The report criticized the refusal of American officials to comment on the charge, and said that the United States "should ensure that no one is detained in any secret detention facility under its de facto effective control."
The panel is composed of 10 special investigators, or rapporteurs, who make periodic reports on compliance with the international treaty banning terrorism, which the United States has signed.
...The panel also criticized practices in regular prisons in the United States, including the sexual abuse of inmates and the failure to separate all youthful offenders from adults.
Text of the report
First, Gitmo.
President Bush has said he'd like to shut down the prison.
My opinion is if we need the facility open, then we should keep it open and not bow to the pressure of so-called human rights groups that express their concern on a highly selective and political basis.

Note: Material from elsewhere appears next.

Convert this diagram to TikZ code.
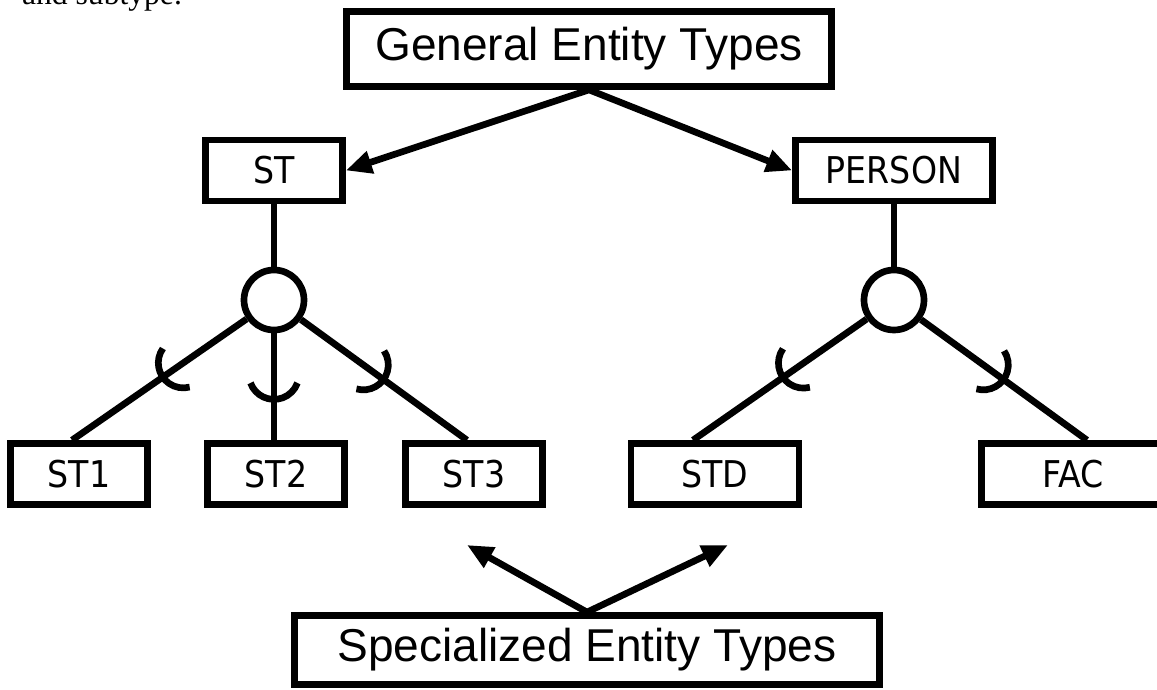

Second, the state of the United Nations.
What bugs me is that the UN, the steeped in corruption UN, is jumping all over the U.S. for its supposed human rights abuses.
The disgraceful UN has been responsible for untold human misery.
Read a little about some of the UN's recent abuses.
UN Peacekeepers Gun Down Congo Civilians
UN Sexual Predators
Oil-for-Food
Food-for-Sex
The instances above barely scratch the surface of the deep-seated scandals of the United Nations under the shameless Kofi Annan. And let's not forget Annan's son, Kojo. The rotten apple doesn't fall far from the infested tree.
All of this receives little media attention.
Do The New York Times, The Washington Post, NBC, CBS, ABC, and CNN dwell on the UN's corruption?
Of course not.
Are they drooling over the report that trashes the United States?
Absolutely.
The Old Media's bias makes me sick. They are politically-driven, propaganda peddlers.
The UN is in no position to be citing the U.S. for the "sexual abuse of inmates and the failure to separate all youthful offenders from adults" when it is a hotbed for institutionalized graft and human rights violations.
ITS PEACEKEEPERS RAPE EIGHT-YEAR-OLD GIRLS!
I can't tell you how much the UN's hypocrisy gets to me.
I've said it before. The UN is beyond redemption.